I'm a 56 year old woman. I remember in the 70s being told by my (male) boss that I had to date an important client or risk losing my job. In those days, it happened all the time to young women in the workplace. Two decades later, in the 90s, I was told by another (male) boss that a promotion I had been promised was actually going to a new hire - a man - and would I be so kind as to train him (I did).

Today, I am self-employed, and it's been a long time since I've compromised myself because a man demanded it. So, I won't compromise myself and vote for a man who I believe to be, without question, unsuitable for the job of President.

So, I won't come around. I won't vote for Barack Obama. This is one typical white woman who fully intends to vote for Hillary Clinton, even if that means a write-in vote, and NOTHING will change my mind!

jangles said...

Legitimacy is done. It is not and never can be for Obama. He has crossed too many lines. To the Republicans who voted for him in order to kill off Clinton I say, be careful what you wish for!!!! I will do everything I can think of to help McCain defeat him if BO becomes the Democratic nominee and McCain does need a lot of help.

Clyde said...

The truth is, I have known for some time that I will not and can not vote for Obama. That feeling actually came from reading and listening to his supporters as much as the man himself because Obama never has a whole lot to say about anything substantial. Unless it is cribbing from the plans of Clinton, Edwards and other candidates. But I even see that as more of a lame attempt to make it look like he has something, or to cover up the fact that he doesn't really want us to know what his grand plan really is.

If it were just known reasons to worry about Obama, that would be one thing. But it is also the unknown about him that worries me.
It's the little bit here and the little bit there things that you find out and begin to put together that makes you begin to worry what this man's true agenda is or even if he really has one. No one seems to really know or have a straight answer beyond hope and change.

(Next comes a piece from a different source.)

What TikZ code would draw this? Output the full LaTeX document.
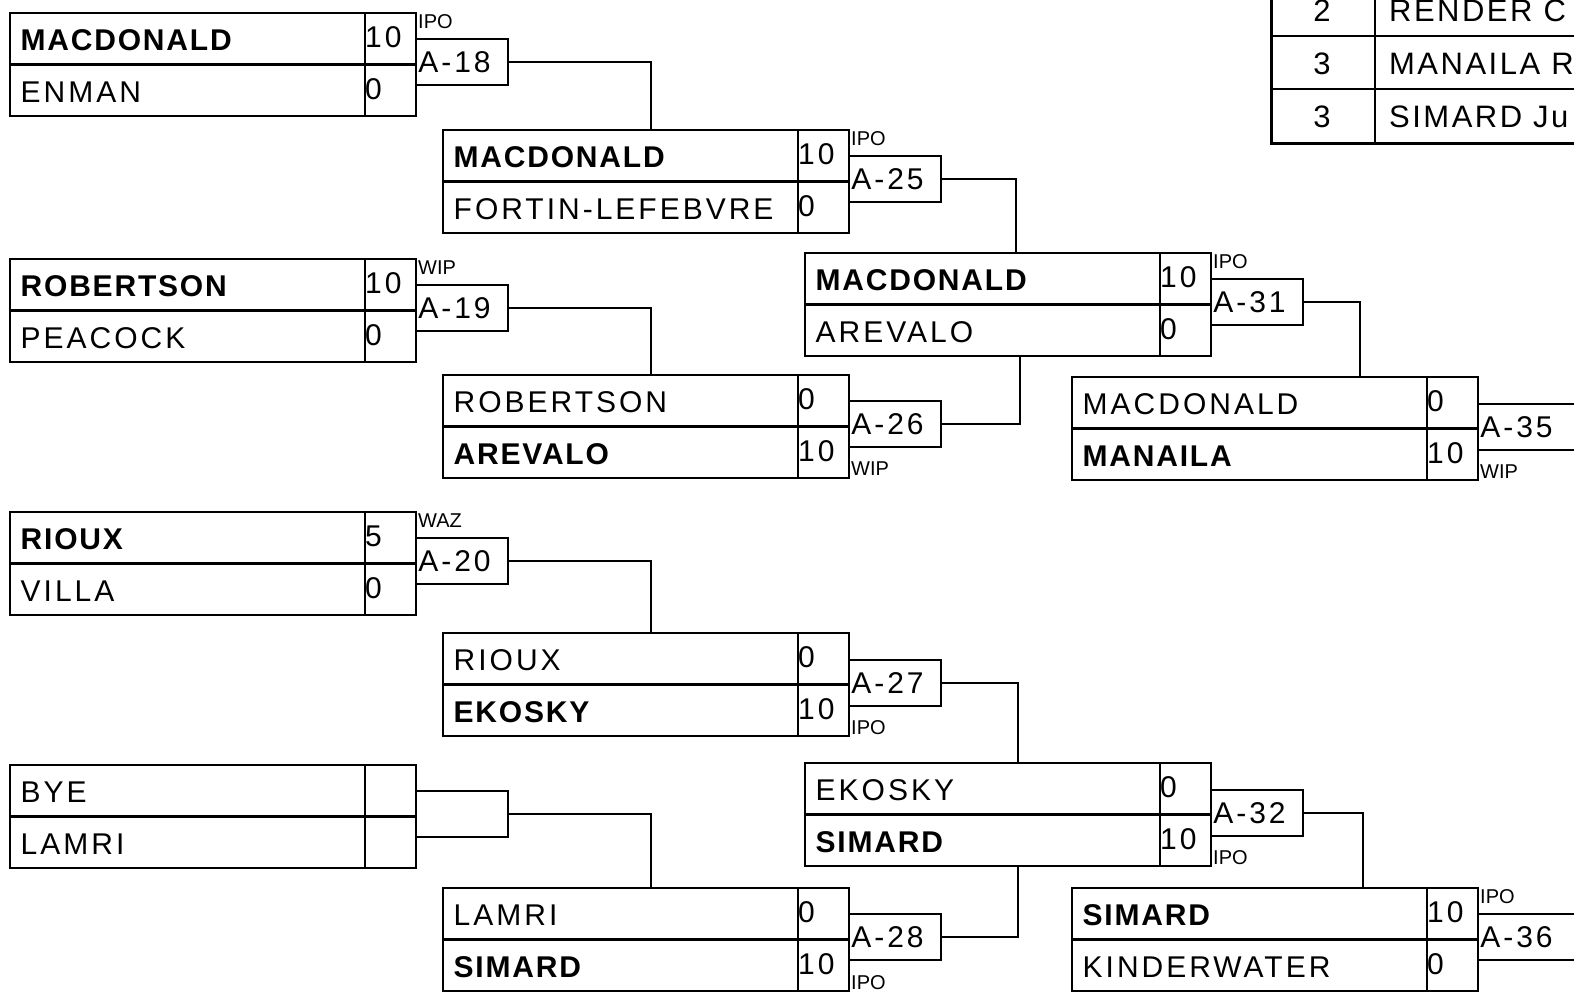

And aristocracies have been built on nothing more than that.

But he must have some kind of plan, some kind of grand scheme, doesn't he? Yet it seems he and his bots would rather we believe in his incompetency than discover what is really the driving force behind this totally manufactured facade of his. And that is what scares the heck out of me. It is the fear of the dark side, the fear of the totally unknown with this guy. As someone once said somewhere, "I have a really bad feeling about this."

Unknown said...

Great post. Over at the online mag Washington Monthly there is a great article by Josiah Lee Auspitz titled: The law of Rules. clearly explains them darn rules and how FL/MI can be resolved. Just in case anyone's interested.

Anonymous said...

There's an e-mail got sent out from his campaign to his bot-followers talking about How To Join Up In The Obama Leadership Training Program or some such.

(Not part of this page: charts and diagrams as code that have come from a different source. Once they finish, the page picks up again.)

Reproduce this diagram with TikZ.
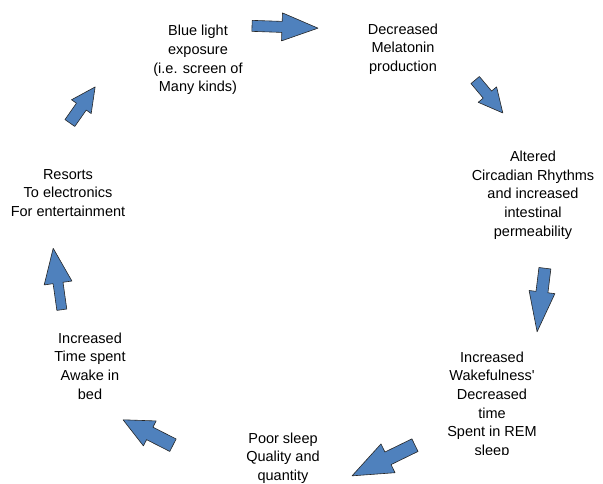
\documentclass[tikz,border=0pt]{standalone}
\usepackage{fontspec}
\setmainfont{Liberation Sans}
\tikzset{
  lbl/.style={align=center, inner sep=0pt, font=\fontsize{14.5}{18.7}\selectfont},
  barr/.style={draw=black!85, line width=0.6pt, fill=arrowblue, line join=round}
}
\definecolor{arrowblue}{HTML}{4F81BD}
% #1 centre, #2 angle, #3 length, #4 head length, #5 shaft half width, #6 head half width
\newcommand{\blockarrow}[6]{%
  \begin{scope}[shift={(#1)}, rotate=#2]
    \draw[barr] ({-#3/2},{-#5}) -- ({#3/2-#4},{-#5}) -- ({#3/2-#4},{-#6}) -- ({#3/2},0)
      -- ({#3/2-#4},{#6}) -- ({#3/2-#4},{#5}) -- ({-#3/2},{#5}) -- cycle;
  \end{scope}}
\begin{document}
\begin{tikzpicture}[x=1pt, y=-1pt]
\useasboundingbox (0,0) rectangle (603,483);
\fill[white] (0,0) rectangle (603,483);

\node[lbl] (t1) at (198,60) {Blue light\\exposure\\(i.e. screen of\\Many kinds)};
\node[lbl] (t2) at (403,49) {Decreased\\Melatonin\\production};
\node[lbl] (t3) at (533,195) {Altered\\Circadian Rhythms\\and increased\\intestinal\\permeability};
\begin{scope}
  \clip (400,330) rectangle (600,454);
  \node[lbl] (t4) at (492,405) {Increased\\Wakefulness\textquotesingle\\Decreased\\time\\Spent in REM\\sleep};
\end{scope}
\node[lbl] (t5) at (283,458) {Poor sleep\\Quality and\\quantity};
\node[lbl] (t6) at (68,193) {Resorts\\To electronics\\For entertainment};
\node[lbl] (t7) at (90,366) {Increased\\Time spent\\Awake in\\bed};

\blockarrow{285,27}{-2}{66}{36}{5.5}{14}
\blockarrow{489,96.5}{-50}{43}{24}{5.5}{12}
\blockarrow{541,300}{-97}{64}{40}{6}{13}
\blockarrow{383.5,460.5}{-154}{70}{40}{7}{16}
\blockarrow{148,432.5}{153}{56}{30}{7}{14}
\blockarrow{57.5,279}{98}{62}{35}{5}{14}
\blockarrow{82.5,105}{55}{44}{24}{6}{12}
\end{tikzpicture}
\end{document}
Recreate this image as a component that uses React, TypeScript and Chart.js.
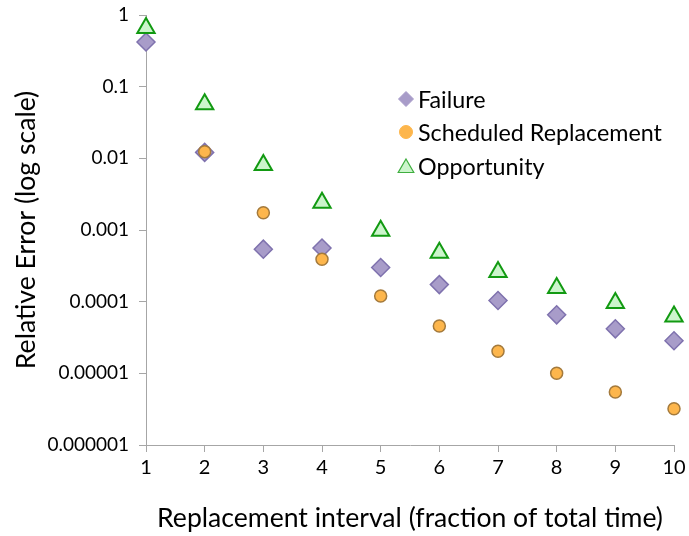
import React, { useEffect, useRef } from "react";
import { Chart, registerables } from "chart.js";

Chart.register(...registerables);

const intervals = [1, 2, 3, 4, 5, 6, 7, 8, 9, 10];
const failure = [0.42, 0.0121, 0.00054, 0.00056, 0.0003, 0.000173, 0.000104, 0.0000655, 0.0000418, 0.0000285];
const scheduledIntervals = [2, 3, 4, 5, 6, 7, 8, 9, 10];
const scheduled = [0.0124, 0.00174, 0.00039, 0.00012, 0.0000458, 0.0000203, 0.00001, 0.0000055, 0.0000032];
const opportunity = [0.66, 0.057, 0.0081, 0.0024, 0.00098, 0.00048, 0.00026, 0.000155, 0.000096, 0.000062];
const yTicks = [1, 0.1, 0.01, 0.001, 0.0001, 0.00001, 0.000001];
const yTickLabels = ["1", "0.1", "0.01", "0.001", "0.0001", "0.00001", "0.000001"];
const seriesNames = ["Failure", "Scheduled Replacement", "Opportunity"];

const FONT = "Lato, 'Open Sans', sans-serif";
const AXIS_GREY = "#a6a6a6";

const styles = [
  { shape: "diamond", fill: "#a89cc9", stroke: "#7f72ae", radius: 9, width: 1.5 },
  { shape: "circle", fill: "#fdb64c", stroke: "#a47a3c", radius: 6, width: 1.5 },
  { shape: "triangle", fill: "#ccf5cc", stroke: "#129a12", radius: 10, width: 2 },
];

function drawMarker(ctx: CanvasRenderingContext2D, shape: string, x: number, y: number, r: number) {
  ctx.beginPath();
  if (shape === "diamond") {
    ctx.moveTo(x, y - r);
    ctx.lineTo(x + r, y);
    ctx.lineTo(x, y + r);
    ctx.lineTo(x - r, y);
    ctx.closePath();
  } else if (shape === "circle") {
    ctx.arc(x, y, r, 0, Math.PI * 2);
  } else {
    const h = r * 0.866;
    ctx.moveTo(x, y - r);
    ctx.lineTo(x + h, y + r / 2);
    ctx.lineTo(x - h, y + r / 2);
    ctx.closePath();
  }
}

// Legend drawn inside the plot area, to the right of the early points
const legendPlugin = {
  id: "sideLegend",
  afterDraw(chart: any) {
    const ctx = chart.ctx as CanvasRenderingContext2D;
    const rows = [99, 132, 166];
    const sizes = [7.5, 6.5, 9];
    ctx.save();
    ctx.font = `23.3px ${FONT}`;
    ctx.textBaseline = "middle";
    ctx.textAlign = "left";
    seriesNames.forEach((name, i) => {
      const s = styles[i];
      drawMarker(ctx, s.shape, 406, rows[i] + (s.shape === "triangle" ? 2 : 0), sizes[i]);
      ctx.fillStyle = s.fill;
      ctx.fill();
      ctx.lineWidth = s.shape === "triangle" ? 1.2 : 1;
      ctx.strokeStyle = s.shape === "triangle" ? "#3fae3f" : s.fill;
      ctx.stroke();
      ctx.fillStyle = "#000";
      ctx.fillText(name, 418, rows[i] + 1);
    });
    ctx.restore();
  },
};

export default function App() {
  const ref = useRef<HTMLCanvasElement>(null);

  useEffect(() => {
    if (!ref.current) return;
    const mk = (i: number, xs: number[], ys: number[], order: number) => ({
      label: seriesNames[i],
      data: xs.map((x, k) => ({ x, y: ys[k] })),
      pointStyle: styles[i].shape === "diamond" ? "rectRot" : styles[i].shape === "circle" ? "circle" : "triangle",
      pointRadius: styles[i].radius,
      pointHoverRadius: styles[i].radius,
      backgroundColor: styles[i].fill,
      borderColor: styles[i].stroke,
      pointBorderWidth: styles[i].width,
      showLine: false,
      clip: false as const,
      order,
    });

    const chart = new Chart(ref.current, {
      type: "scatter",
      data: {
        datasets: [
          mk(0, intervals, failure, 3),
          mk(1, scheduledIntervals, scheduled, 2),
          mk(2, intervals, opportunity, 1),
        ],
      },
      plugins: [legendPlugin],
      options: {
        animation: false,
        responsive: false,
        layout: { padding: { top: 15, right: 15, left: 0, bottom: 0 } },
        plugins: { legend: { display: false }, tooltip: { enabled: false } },
        scales: {
          x: {
            type: "linear",
            min: 1,
            max: 10,
            ticks: { stepSize: 1, color: "#000", font: { family: FONT, size: 20 }, padding: 4 },
            grid: { drawOnChartArea: false, drawTicks: true, tickLength: 7, color: AXIS_GREY },
            border: { color: AXIS_GREY, width: 1 },
            title: {
              display: true,
              text: "Replacement interval (fraction of total time)",
              color: "#000",
              font: { family: FONT, size: 26.6 },
              padding: { top: 8, bottom: 2 },
            },
            afterFit: (s: any) => {
              s.height = 91;
              s.paddingLeft = 0;
              s.paddingRight = 0;
            },
          },
          y: {
            type: "logarithmic",
            min: 0.000001,
            max: 1,
            afterBuildTicks: (s: any) => {
              s.ticks = yTicks.map((v) => ({ value: v }));
            },
            ticks: {
              color: "#000",
              font: { family: FONT, size: 19 },
              padding: 10,
              callback: (v: any) => {
                const idx = yTicks.findIndex((t) => Math.abs(Math.log10(t) - Math.log10(v)) < 1e-6);
                return idx >= 0 ? yTickLabels[idx] : "";
              },
            },
            grid: { drawOnChartArea: false, drawTicks: true, tickLength: 7, color: AXIS_GREY },
            border: { color: AXIS_GREY, width: 1 },
            title: {
              display: true,
              text: "Relative Error (log scale)",
              color: "#000",
              font: { family: FONT, size: 26.6 },
              padding: { top: 10, bottom: 6 },
            },
            afterFit: (s: any) => {
              s.width = 146;
              s.paddingTop = 0;
              s.paddingBottom = 0;
            },
          },
        },
      },
    });
    return () => chart.destroy();
  }, []);

  return (
    <div style={{ position: "fixed", left: 0, top: 0, width: 689, height: 536, background: "#fff" }}>
      <canvas ref={ref} width={689} height={536} style={{ display: "block" }} />
    </div>
  );
}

McCain 2008!!!! All the way, baby! I got a grand just sitting here waiting for you, my man.

Anonymous said...

lori, I ran across a really interesting article from the Black Agenda Report that deconstructs (literally rips to shreds) Obama's campaign from a race-centered perspective in almost the same way as your UHC-centered one.

The whole "don't let him poison the well for years" thing. It's an excellent read, and an eye-opening one for this white woman who found it full of angles I hadn't considered, ways to look at this without even mentioning the name "Clinton."

At any rate, the metaphor of "poisoning the well" can also be used for issues of interest to the black community, it appears.